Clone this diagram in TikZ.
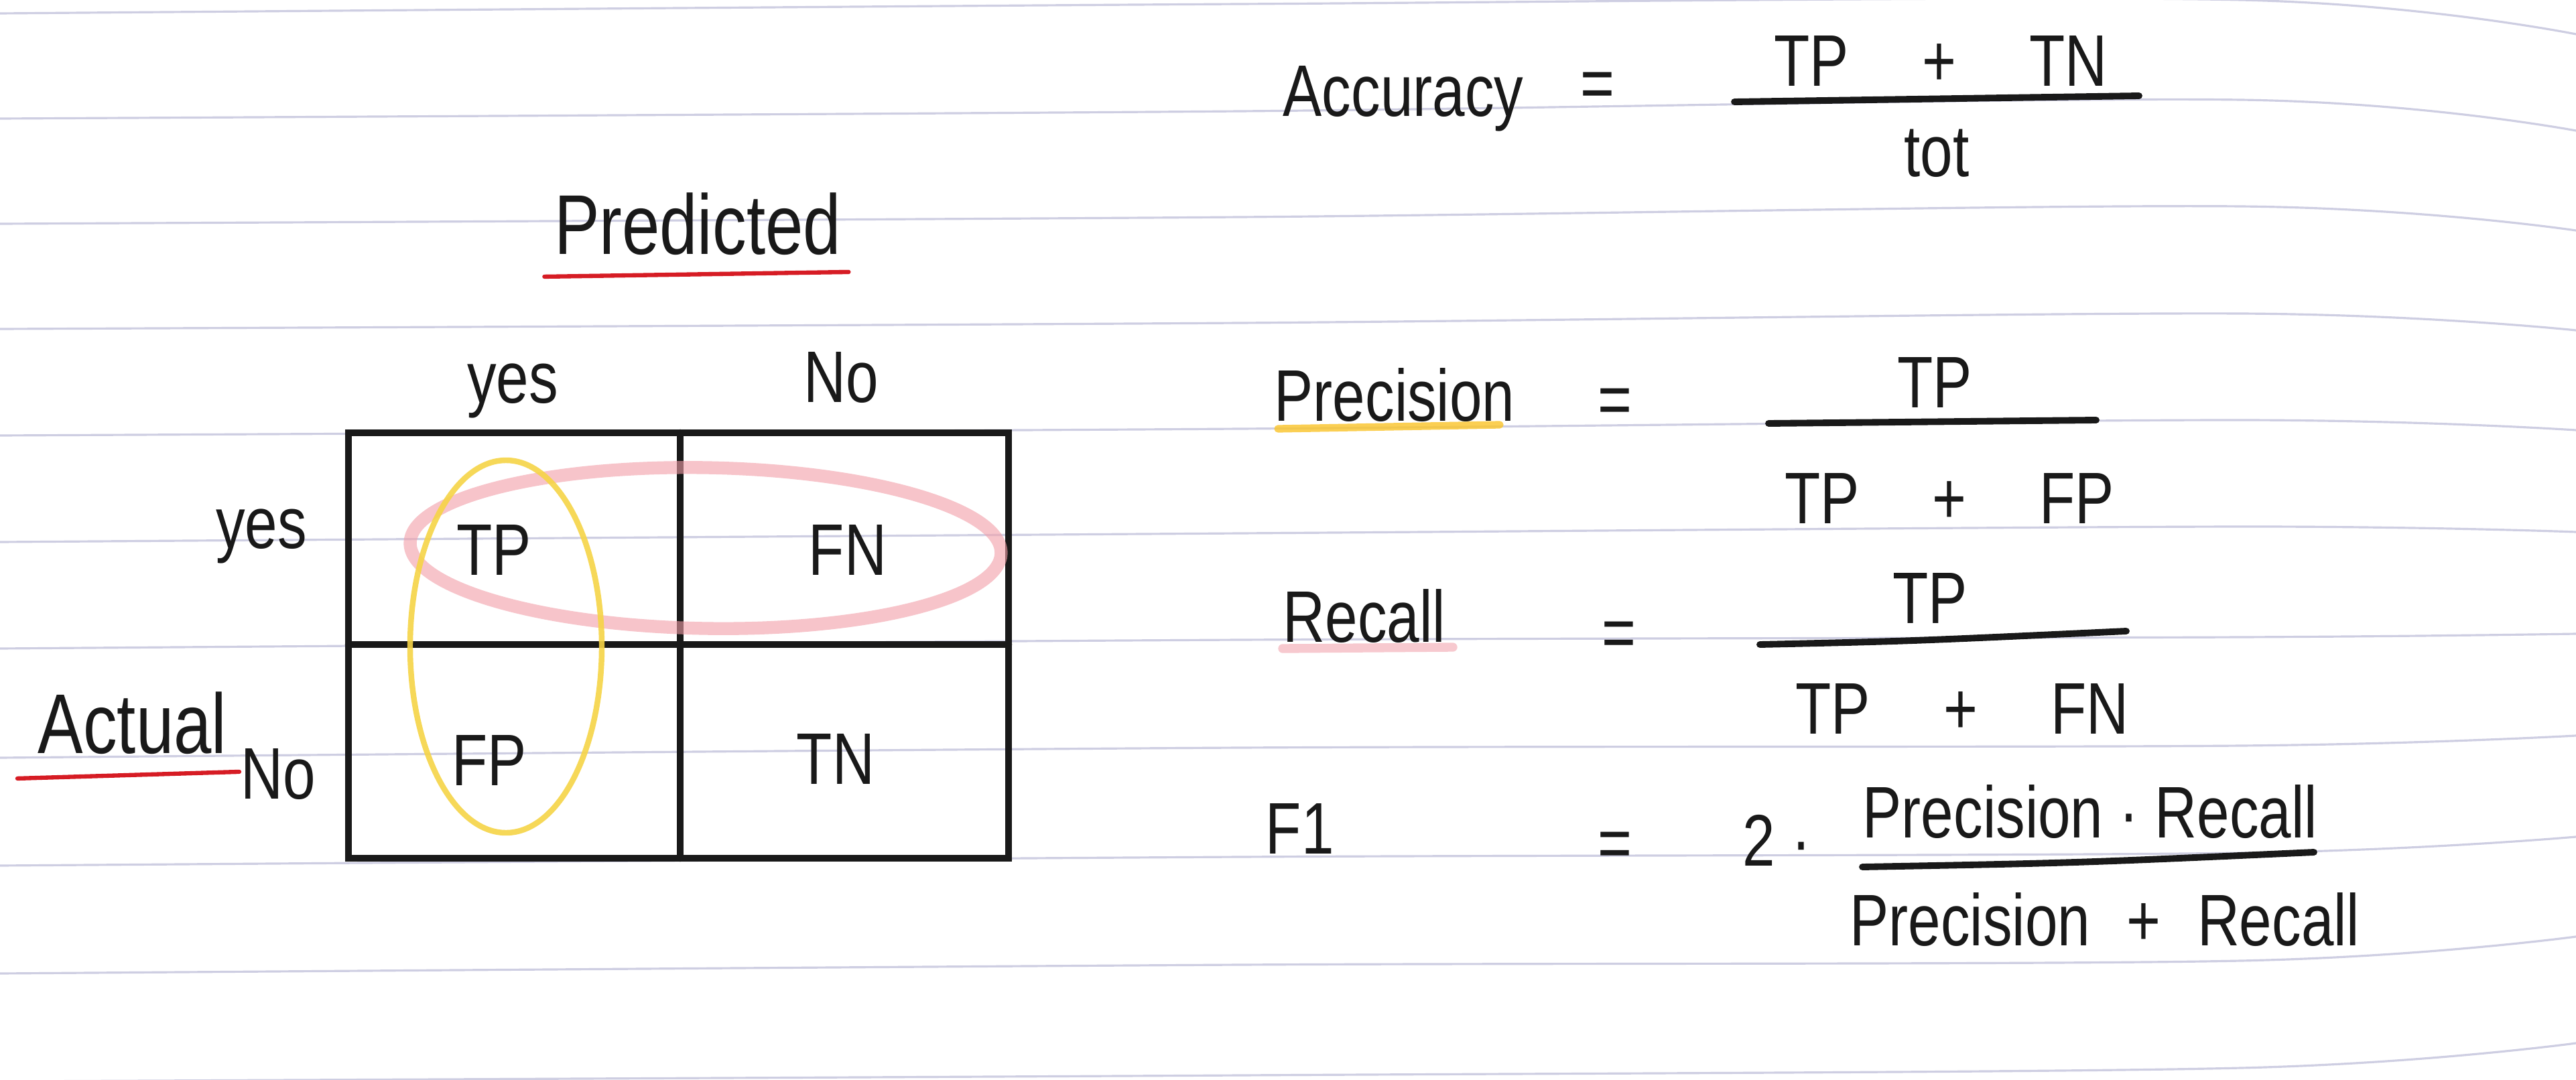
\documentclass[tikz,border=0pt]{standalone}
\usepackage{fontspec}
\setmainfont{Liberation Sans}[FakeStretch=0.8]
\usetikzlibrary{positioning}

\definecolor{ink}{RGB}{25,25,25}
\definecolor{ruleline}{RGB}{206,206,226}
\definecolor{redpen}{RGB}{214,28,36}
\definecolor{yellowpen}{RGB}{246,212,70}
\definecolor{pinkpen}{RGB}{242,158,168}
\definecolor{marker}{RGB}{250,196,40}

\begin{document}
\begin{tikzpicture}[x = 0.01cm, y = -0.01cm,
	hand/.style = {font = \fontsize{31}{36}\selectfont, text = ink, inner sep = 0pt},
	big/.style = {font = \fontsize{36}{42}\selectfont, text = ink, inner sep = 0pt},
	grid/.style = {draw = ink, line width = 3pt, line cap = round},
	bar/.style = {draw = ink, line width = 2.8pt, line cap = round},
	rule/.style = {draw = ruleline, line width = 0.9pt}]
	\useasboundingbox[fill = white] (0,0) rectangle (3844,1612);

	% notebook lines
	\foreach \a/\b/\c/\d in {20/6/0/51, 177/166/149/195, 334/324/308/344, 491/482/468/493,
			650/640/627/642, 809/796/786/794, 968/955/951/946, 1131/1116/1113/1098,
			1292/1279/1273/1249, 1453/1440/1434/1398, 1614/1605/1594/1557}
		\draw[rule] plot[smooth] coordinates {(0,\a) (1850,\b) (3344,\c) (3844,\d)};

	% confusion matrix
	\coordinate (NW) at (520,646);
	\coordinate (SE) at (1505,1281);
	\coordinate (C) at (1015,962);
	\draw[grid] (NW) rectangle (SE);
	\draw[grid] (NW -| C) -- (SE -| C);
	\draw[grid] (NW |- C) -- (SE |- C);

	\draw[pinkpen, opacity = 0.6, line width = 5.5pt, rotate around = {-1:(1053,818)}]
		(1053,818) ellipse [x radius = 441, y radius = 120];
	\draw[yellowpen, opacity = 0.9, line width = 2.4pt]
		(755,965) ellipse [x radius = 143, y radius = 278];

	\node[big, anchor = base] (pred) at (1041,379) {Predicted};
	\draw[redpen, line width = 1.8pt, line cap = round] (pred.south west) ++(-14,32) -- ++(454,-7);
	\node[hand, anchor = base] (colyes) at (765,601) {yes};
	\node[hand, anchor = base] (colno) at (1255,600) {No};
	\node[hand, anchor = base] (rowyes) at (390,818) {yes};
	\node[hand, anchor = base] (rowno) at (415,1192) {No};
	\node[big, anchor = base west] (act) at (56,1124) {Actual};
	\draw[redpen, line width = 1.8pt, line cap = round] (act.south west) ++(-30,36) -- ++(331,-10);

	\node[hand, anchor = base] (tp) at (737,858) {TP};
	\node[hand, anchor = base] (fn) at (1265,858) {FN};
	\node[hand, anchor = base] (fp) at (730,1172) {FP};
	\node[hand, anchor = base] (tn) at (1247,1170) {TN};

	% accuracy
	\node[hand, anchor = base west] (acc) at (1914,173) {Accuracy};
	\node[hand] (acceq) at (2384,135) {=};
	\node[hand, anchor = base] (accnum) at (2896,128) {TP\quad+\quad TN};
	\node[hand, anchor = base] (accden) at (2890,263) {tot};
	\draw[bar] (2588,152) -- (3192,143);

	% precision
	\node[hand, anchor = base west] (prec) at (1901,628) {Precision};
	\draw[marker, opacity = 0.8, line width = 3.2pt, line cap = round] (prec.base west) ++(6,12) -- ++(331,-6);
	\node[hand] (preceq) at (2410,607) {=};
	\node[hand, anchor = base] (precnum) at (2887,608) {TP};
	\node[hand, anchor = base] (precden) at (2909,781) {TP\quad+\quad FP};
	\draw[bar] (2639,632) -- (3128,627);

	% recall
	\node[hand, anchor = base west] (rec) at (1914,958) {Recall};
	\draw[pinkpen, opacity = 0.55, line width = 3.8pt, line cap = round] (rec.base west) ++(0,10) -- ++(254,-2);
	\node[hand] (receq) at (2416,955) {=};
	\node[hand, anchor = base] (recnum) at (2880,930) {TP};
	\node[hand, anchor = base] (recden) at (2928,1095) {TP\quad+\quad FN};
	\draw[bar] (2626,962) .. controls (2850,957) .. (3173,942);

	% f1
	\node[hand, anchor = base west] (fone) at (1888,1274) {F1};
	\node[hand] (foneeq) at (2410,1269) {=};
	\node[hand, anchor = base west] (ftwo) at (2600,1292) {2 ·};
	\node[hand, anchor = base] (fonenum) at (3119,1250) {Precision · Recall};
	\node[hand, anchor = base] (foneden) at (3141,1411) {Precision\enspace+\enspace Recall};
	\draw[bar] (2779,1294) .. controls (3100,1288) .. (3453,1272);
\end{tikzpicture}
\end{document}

***

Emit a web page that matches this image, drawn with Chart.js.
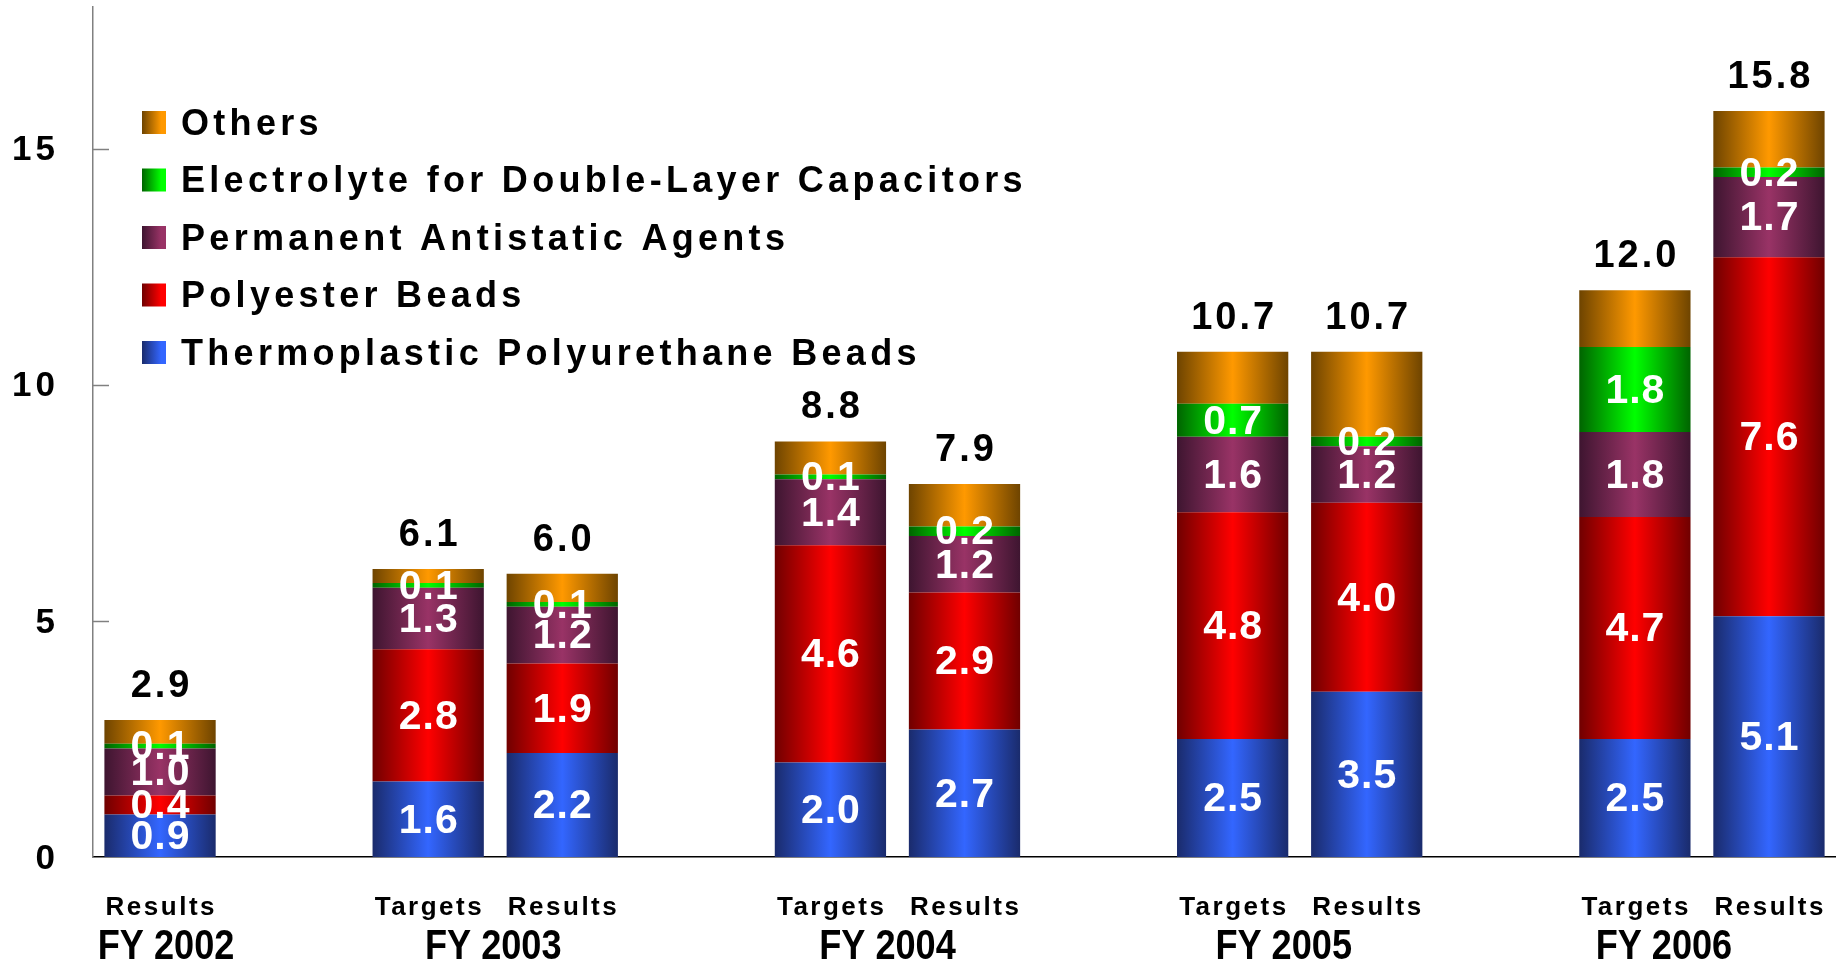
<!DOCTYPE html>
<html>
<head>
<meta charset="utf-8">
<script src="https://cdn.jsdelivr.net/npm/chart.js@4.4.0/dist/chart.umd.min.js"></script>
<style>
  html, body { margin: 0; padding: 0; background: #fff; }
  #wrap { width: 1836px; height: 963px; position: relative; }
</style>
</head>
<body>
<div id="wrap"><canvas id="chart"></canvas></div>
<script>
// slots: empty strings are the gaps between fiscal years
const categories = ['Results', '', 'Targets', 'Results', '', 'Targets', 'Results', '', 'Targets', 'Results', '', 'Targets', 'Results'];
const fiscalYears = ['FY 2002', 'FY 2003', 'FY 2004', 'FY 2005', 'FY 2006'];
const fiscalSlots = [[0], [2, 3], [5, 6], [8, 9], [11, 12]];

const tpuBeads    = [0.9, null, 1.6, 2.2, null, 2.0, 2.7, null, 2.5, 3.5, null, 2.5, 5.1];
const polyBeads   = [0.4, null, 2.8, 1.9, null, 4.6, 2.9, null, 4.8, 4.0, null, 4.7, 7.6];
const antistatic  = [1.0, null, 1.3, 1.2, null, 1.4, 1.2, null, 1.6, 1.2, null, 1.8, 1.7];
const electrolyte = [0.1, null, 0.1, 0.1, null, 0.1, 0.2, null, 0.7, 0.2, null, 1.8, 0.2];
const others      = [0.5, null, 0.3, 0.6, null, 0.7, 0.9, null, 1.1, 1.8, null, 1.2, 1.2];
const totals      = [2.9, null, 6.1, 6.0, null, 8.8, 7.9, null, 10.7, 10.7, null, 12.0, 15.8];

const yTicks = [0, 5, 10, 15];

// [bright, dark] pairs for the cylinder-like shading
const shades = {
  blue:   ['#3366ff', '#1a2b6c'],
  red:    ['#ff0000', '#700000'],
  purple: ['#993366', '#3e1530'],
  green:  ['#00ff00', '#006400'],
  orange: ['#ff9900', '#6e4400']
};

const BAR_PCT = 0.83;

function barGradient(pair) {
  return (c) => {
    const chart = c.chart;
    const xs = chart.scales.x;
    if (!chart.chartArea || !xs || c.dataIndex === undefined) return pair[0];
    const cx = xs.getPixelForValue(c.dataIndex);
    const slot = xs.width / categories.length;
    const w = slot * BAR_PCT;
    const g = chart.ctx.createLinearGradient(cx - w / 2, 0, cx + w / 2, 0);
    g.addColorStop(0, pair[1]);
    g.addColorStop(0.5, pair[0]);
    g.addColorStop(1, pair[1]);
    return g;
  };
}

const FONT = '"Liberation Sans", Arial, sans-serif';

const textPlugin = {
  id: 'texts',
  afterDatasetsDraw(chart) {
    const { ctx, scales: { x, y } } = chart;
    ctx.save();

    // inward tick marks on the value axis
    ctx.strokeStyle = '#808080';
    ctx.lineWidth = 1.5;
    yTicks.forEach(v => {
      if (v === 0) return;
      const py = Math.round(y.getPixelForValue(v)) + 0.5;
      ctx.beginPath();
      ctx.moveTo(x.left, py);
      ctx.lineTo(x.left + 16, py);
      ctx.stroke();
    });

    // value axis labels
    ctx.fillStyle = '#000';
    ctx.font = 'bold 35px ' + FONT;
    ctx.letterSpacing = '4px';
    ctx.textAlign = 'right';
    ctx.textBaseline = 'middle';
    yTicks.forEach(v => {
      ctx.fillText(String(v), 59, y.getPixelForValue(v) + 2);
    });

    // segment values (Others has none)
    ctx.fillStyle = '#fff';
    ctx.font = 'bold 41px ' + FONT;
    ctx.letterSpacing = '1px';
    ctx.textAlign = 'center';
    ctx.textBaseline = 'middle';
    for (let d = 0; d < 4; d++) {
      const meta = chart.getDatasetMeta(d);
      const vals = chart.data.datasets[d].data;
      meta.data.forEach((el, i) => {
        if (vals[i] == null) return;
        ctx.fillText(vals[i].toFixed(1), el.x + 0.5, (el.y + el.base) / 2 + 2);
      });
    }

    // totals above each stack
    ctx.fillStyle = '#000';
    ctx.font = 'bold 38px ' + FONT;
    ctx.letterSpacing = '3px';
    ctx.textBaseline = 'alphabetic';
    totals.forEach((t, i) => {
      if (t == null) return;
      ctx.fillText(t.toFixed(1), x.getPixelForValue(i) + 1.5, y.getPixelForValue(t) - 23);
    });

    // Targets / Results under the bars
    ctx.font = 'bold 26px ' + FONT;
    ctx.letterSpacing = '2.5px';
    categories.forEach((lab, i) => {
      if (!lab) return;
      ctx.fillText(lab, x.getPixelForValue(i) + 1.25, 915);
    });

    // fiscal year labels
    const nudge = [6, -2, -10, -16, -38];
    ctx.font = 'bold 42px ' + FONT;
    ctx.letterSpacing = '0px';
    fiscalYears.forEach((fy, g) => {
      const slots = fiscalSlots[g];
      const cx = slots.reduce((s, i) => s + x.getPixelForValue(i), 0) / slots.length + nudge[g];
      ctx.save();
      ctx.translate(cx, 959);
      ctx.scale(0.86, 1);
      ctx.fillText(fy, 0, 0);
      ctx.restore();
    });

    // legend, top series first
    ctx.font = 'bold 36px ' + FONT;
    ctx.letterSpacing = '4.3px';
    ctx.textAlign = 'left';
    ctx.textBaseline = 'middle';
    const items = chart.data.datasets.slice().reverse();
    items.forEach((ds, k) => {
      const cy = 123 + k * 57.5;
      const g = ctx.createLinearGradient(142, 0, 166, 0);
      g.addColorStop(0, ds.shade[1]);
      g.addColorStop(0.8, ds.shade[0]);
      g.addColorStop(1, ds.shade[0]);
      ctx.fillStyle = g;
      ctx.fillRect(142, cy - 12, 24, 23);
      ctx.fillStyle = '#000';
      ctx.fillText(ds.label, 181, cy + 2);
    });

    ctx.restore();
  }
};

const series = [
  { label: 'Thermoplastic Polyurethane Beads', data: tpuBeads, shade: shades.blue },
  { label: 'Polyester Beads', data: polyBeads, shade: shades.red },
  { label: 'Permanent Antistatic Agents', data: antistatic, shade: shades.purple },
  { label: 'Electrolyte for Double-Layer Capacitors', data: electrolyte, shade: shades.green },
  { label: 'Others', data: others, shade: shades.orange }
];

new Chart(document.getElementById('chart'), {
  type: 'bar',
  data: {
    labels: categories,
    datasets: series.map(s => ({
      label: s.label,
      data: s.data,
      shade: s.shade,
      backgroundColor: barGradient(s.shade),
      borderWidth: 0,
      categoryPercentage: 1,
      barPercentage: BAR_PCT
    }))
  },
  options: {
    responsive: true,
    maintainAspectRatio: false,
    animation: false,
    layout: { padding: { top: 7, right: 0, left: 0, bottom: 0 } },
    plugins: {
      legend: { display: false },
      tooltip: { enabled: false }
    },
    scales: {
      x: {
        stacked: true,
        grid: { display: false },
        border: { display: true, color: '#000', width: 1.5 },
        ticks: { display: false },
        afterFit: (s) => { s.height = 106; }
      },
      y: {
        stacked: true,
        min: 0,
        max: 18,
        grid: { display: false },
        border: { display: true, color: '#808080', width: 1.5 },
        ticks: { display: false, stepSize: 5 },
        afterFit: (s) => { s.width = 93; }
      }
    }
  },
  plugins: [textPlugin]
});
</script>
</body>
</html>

***

◆ **Stated problem**
Start at the line containing "Clone this diagram in TikZ." and stop at the line containing "(NW |- C) -- (SE |- C);"; transcribe those lines exactly, skipping pictures.

◆ **Full answer**
Clone this diagram in TikZ.
\documentclass[tikz,border=0pt]{standalone}
\usepackage{fontspec}
\setmainfont{Liberation Sans}[FakeStretch=0.8]
\usetikzlibrary{positioning}

\definecolor{ink}{RGB}{25,25,25}
\definecolor{ruleline}{RGB}{206,206,226}
\definecolor{redpen}{RGB}{214,28,36}
\definecolor{yellowpen}{RGB}{246,212,70}
\definecolor{pinkpen}{RGB}{242,158,168}
\definecolor{marker}{RGB}{250,196,40}

\begin{document}
\begin{tikzpicture}[x = 0.01cm, y = -0.01cm,
	hand/.style = {font = \fontsize{31}{36}\selectfont, text = ink, inner sep = 0pt},
	big/.style = {font = \fontsize{36}{42}\selectfont, text = ink, inner sep = 0pt},
	grid/.style = {draw = ink, line width = 3pt, line cap = round},
	bar/.style = {draw = ink, line width = 2.8pt, line cap = round},
	rule/.style = {draw = ruleline, line width = 0.9pt}]
	\useasboundingbox[fill = white] (0,0) rectangle (3844,1612);

	% notebook lines
	\foreach \a/\b/\c/\d in {20/6/0/51, 177/166/149/195, 334/324/308/344, 491/482/468/493,
			650/640/627/642, 809/796/786/794, 968/955/951/946, 1131/1116/1113/1098,
			1292/1279/1273/1249, 1453/1440/1434/1398, 1614/1605/1594/1557}
		\draw[rule] plot[smooth] coordinates {(0,\a) (1850,\b) (3344,\c) (3844,\d)};

	% confusion matrix
	\coordinate (NW) at (520,646);
	\coordinate (SE) at (1505,1281);
	\coordinate (C) at (1015,962);
	\draw[grid] (NW) rectangle (SE);
	\draw[grid] (NW -| C) -- (SE -| C);
	\draw[grid] (NW |- C) -- (SE |- C);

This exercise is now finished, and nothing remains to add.